● **Written task**
Give again, word for word, the lines below that run from the line with "Write the seaborn" through the line with "import seaborn as sns". Drop the pictures.

▼

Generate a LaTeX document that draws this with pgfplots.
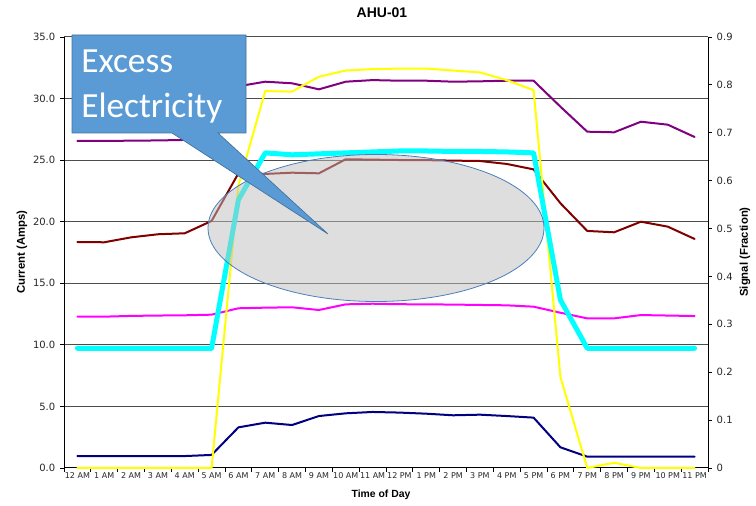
\documentclass[border=0pt]{standalone}
\usepackage{pgfplots}
\pgfplotsset{compat=1.18}
\usepackage{fontspec}
\setmainfont{Liberation Sans}
\newfontfamily\dejavu{DejaVu Sans}
\newfontfamily\carlito{Carlito}
\definecolor{cPurple}{RGB}{128,0,128}
\definecolor{cMaroon}{RGB}{128,0,0}
\definecolor{cMagenta}{RGB}{255,0,255}
\definecolor{cNavy}{RGB}{0,0,128}
\definecolor{cYellow}{RGB}{255,255,0}
\definecolor{cCyan}{RGB}{0,255,255}
\definecolor{calloutFill}{RGB}{91,155,213}
\definecolor{calloutDraw}{RGB}{65,113,156}
\definecolor{ellDraw}{RGB}{74,126,187}
\definecolor{ellFill}{RGB}{190,190,190}
\begin{document}
\begin{tikzpicture}
\path[use as bounding box] (0,0) rectangle (567pt,379.5pt);
\pgfplotsset{
  common/.style={
    scale only axis, width=483pt, height=323.25pt,
    at={(48pt,28.5pt)}, anchor=south west,
    xmin=-0.5, xmax=23.5,
    tick align=outside,
    major tick length=3pt,
    ticklabel style={font=\dejavu\fontsize{7.5}{9}\selectfont, text=black!85},
    /pgf/number format/assume math mode=true,
    every axis plot/.append style={line join=round, line cap=round, mark=none},
    axis line style={line width=0.75pt, black},
    tick style={line width=0.6pt, black},
  }
}
\begin{axis}[common,
  axis x line*=bottom, axis y line*=left,
  ymin=0, ymax=35, ytick={0,5,...,35},
  yticklabel style={/pgf/number format/.cd, fixed, fixed zerofill, precision=1},
  ymajorgrids, grid style={black!70, line width=0.75pt},
  xtick={-0.5,0.5,...,23.5}, xticklabels={},
  extra x ticks={0,1,...,23},
  extra x tick labels={12 AM,1 AM,2 AM,3 AM,4 AM,5 AM,6 AM,7 AM,8 AM,9 AM,10 AM,11 AM,12 PM,1 PM,2 PM,3 PM,4 PM,5 PM,6 PM,7 PM,8 PM,9 PM,10 PM,11 PM},
  extra x tick style={major tick length=0pt, grid=none, ticklabel style={font=\dejavu\fontsize{6}{7}\selectfont}},
]
\addplot[cPurple, line width=1.5pt] coordinates {
(0,26.56) (1,26.56) (2,26.58) (3,26.6) (4,26.64) (5,26.7) (6,31.0) (7,31.37) (8,31.24) (9,30.75) (10,31.37) (11,31.5)
(12,31.45) (13,31.45) (14,31.37) (15,31.4) (16,31.45) (17,31.45) (18,29.34) (19,27.31) (20,27.26) (21,28.12) (22,27.88) (23,26.88)};
\addplot[cMaroon, line width=1.5pt] coordinates {
(0,18.35) (1,18.33) (2,18.73) (3,18.98) (4,19.06) (5,20.06) (6,23.93) (7,23.88) (8,23.98) (9,23.93) (10,25.07) (11,25.04)
(12,25.01) (13,25.0) (14,24.96) (15,24.93) (16,24.69) (17,24.25) (18,21.5) (19,19.25) (20,19.14) (21,20.0) (22,19.6) (23,18.6)};
\addplot[cMagenta, line width=1.5pt] coordinates {
(0,12.29) (1,12.29) (2,12.35) (3,12.38) (4,12.4) (5,12.45) (6,12.97) (7,13.02) (8,13.05) (9,12.83) (10,13.29) (11,13.34)
(12,13.3) (13,13.29) (14,13.27) (15,13.24) (16,13.21) (17,13.1) (18,12.61) (19,12.15) (20,12.15) (21,12.42) (22,12.38) (23,12.34)};
\addplot[cNavy, line width=1.5pt] coordinates {
(0,0.97) (1,0.97) (2,0.97) (3,0.97) (4,0.97) (5,1.06) (6,3.3) (7,3.68) (8,3.49) (9,4.22) (10,4.44) (11,4.55)
(12,4.5) (13,4.41) (14,4.28) (15,4.33) (16,4.22) (17,4.09) (18,1.68) (19,0.92) (20,0.92) (21,0.92) (22,0.92) (23,0.92)};
\end{axis}
\begin{axis}[common, clip=false,
  axis x line=none, axis y line*=right,
  ymin=0, ymax=0.9, ytick={0,0.1,...,0.9},
  yticklabel style={/pgf/number format/.cd, fixed, precision=1},
]
\addplot[cYellow, line width=1.5pt] coordinates {
(0,0) (1,0) (2,0) (3,0) (4,0) (5,0) (6,0.59) (7,0.787) (8,0.786) (9,0.817) (10,0.830) (11,0.833)
(12,0.834) (13,0.834) (14,0.830) (15,0.826) (16,0.810) (17,0.789) (18,0.19) (19,0) (20,0.011) (21,0) (22,0) (23,0)};
\addplot[cCyan, line width=3.75pt] coordinates {
(0,0.25) (1,0.25) (2,0.25) (3,0.25) (4,0.25) (5,0.25) (6,0.56) (7,0.658) (8,0.654) (9,0.656) (10,0.658) (11,0.66)
(12,0.662) (13,0.662) (14,0.661) (15,0.661) (16,0.66) (17,0.658) (18,0.351) (19,0.25) (20,0.25) (21,0.25) (22,0.25) (23,0.25)};
\end{axis}
\begin{scope}[x=0.75pt,y=-0.75pt,yshift=379.5pt]
  % annotation ellipse
  \filldraw[fill=ellFill, fill opacity=0.5, draw=ellDraw, line width=0.6pt] (376,228) ellipse [x radius=168, y radius=73.5];
  % callout
  \filldraw[fill=calloutFill, draw=calloutDraw, line width=0.5pt]
    (72,35) -- (246,35) -- (246,133) -- (218,133) -- (328,234) -- (172,133) -- (72,133) -- cycle;
  \node[anchor=base west, text=white, inner sep=0pt, font=\carlito\fontsize{26.5}{30}\selectfont] at (81,73) {Excess};
  \node[anchor=base west, text=white, inner sep=0pt, font=\carlito\fontsize{26.5}{30}\selectfont] at (81,118) {Electricity};
  % titles and labels
  \node[font=\bfseries\fontsize{10.5}{12}\selectfont] at (382,13) {AHU-01};
  \node[font=\bfseries\fontsize{7.8}{9}\selectfont] at (381,495) {Time of Day};
  \node[font=\bfseries\fontsize{8.5}{10}\selectfont, rotate=90] at (22,252) {Current (Amps)};
  \node[font=\bfseries\fontsize{8.5}{10}\selectfont, rotate=90] at (745,252) {Signal (Fraction)};
\end{scope}
\end{tikzpicture}
\end{document}
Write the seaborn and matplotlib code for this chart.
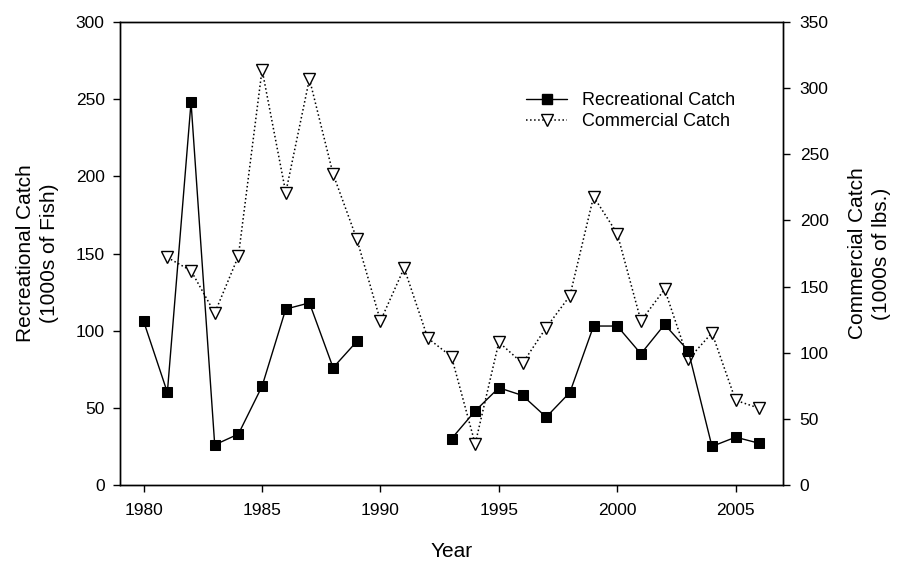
import numpy as np
import pandas as pd
import matplotlib
matplotlib.use("Agg")
import matplotlib.pyplot as plt
from matplotlib.lines import Line2D
import seaborn as sns

sns.set_style("ticks")
plt.rcParams["font.family"] = ["Liberation Sans", "DejaVu Sans"]
plt.rcParams["text.color"] = "black"
plt.rcParams["axes.labelcolor"] = "black"
plt.rcParams["xtick.color"] = "black"
plt.rcParams["ytick.color"] = "black"

# ---- data ----
rec_years = [1980, 1981, 1982, 1983, 1984, 1985, 1986, 1987, 1988, 1989,
             1993, 1994, 1995, 1996, 1997, 1998, 1999, 2000, 2001, 2002,
             2003, 2004, 2005, 2006]
rec_catch = [106, 60, 248, 26, 33, 64, 114, 118, 76, 93,
             30, 48, 63, 58, 44, 60, 103, 103, 85, 104,
             87, 25, 31, 27]
rec_segment = [0] * 10 + [1] * 14

com_years = list(range(1981, 2007))
com_catch = [172, 162, 130, 173, 314, 221, 307, 235, 186, 124,
             164, 111, 97, 31, 108, 92, 119, 143, 218, 190,
             124, 148, 95, 115, 64, 58]

left_ticks = [0, 50, 100, 150, 200, 250, 300]
right_ticks = [0, 50, 100, 150, 200, 250, 300, 350]
x_ticks = [1980, 1985, 1990, 1995, 2000, 2005]

rec_df = pd.DataFrame({"Year": rec_years, "Catch": rec_catch, "seg": rec_segment})
com_df = pd.DataFrame({"Year": com_years, "Catch": com_catch})

# ---- figure ----
fig = plt.figure(figsize=(8.98, 5.62), dpi=100)
ax = fig.add_axes([0.13363, 0.13701, 0.73831, 0.82384])
ax2 = ax.twinx()

sns.lineplot(data=com_df, x="Year", y="Catch", ax=ax2, color="black",
             linestyle=":", linewidth=1.1, marker="v", markersize=9,
             markerfacecolor="white", markeredgecolor="black",
             markeredgewidth=1.0, legend=False)

sns.lineplot(data=rec_df, x="Year", y="Catch", units="seg", estimator=None,
             ax=ax, color="black", linewidth=1.0, marker="s", markersize=7.5,
             markerfacecolor="black", markeredgecolor="black", legend=False)

ax.set_zorder(ax2.get_zorder() + 1)
ax.patch.set_visible(False)

ax.set_xlim(1979, 2007)
ax.set_ylim(0, 300)
ax2.set_ylim(0, 350)
ax.set_xticks(x_ticks)
ax.set_yticks(left_ticks)
ax2.set_yticks(right_ticks)

for a in (ax, ax2):
    for s in a.spines.values():
        s.set_visible(True)
        s.set_color("black")
        s.set_linewidth(1.0)
    a.tick_params(direction="out", length=5, width=1.0, labelsize=12.5,
                  colors="black", pad=6)
ax.tick_params(axis="x", pad=8)
ax2.tick_params(axis="y", pad=7)

ax.set_xlabel("Year", fontsize=15, labelpad=17)
ax.set_ylabel("Recreational Catch\n(1000s of Fish)", fontsize=15,
              labelpad=12, linespacing=1.35)
ax2.set_ylabel("Commercial Catch\n(1000s of lbs.)", fontsize=15,
               labelpad=14, linespacing=1.3, rotation=90)
ax2.yaxis.set_label_position("right")

handles = [
    Line2D([], [], color="black", linewidth=1.0, marker="s", markersize=7.5,
           markerfacecolor="black"),
    Line2D([], [], color="black", linewidth=1.1, linestyle=":", marker="v",
           markersize=9, markerfacecolor="white", markeredgecolor="black"),
]
ax.legend(handles, ["Recreational Catch", "Commercial Catch"],
          loc="upper left", bbox_to_anchor=(0.612, 0.848), frameon=False,
          fontsize=13, handlelength=2.3, handletextpad=0.8,
          labelspacing=0.2, borderpad=0, borderaxespad=0)

fig.savefig("out.png", dpi=100)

▲

● **Written answer**
Write the seaborn and matplotlib code for this chart.
import numpy as np
import pandas as pd
import matplotlib
matplotlib.use("Agg")
import matplotlib.pyplot as plt
from matplotlib.lines import Line2D
import seaborn as sns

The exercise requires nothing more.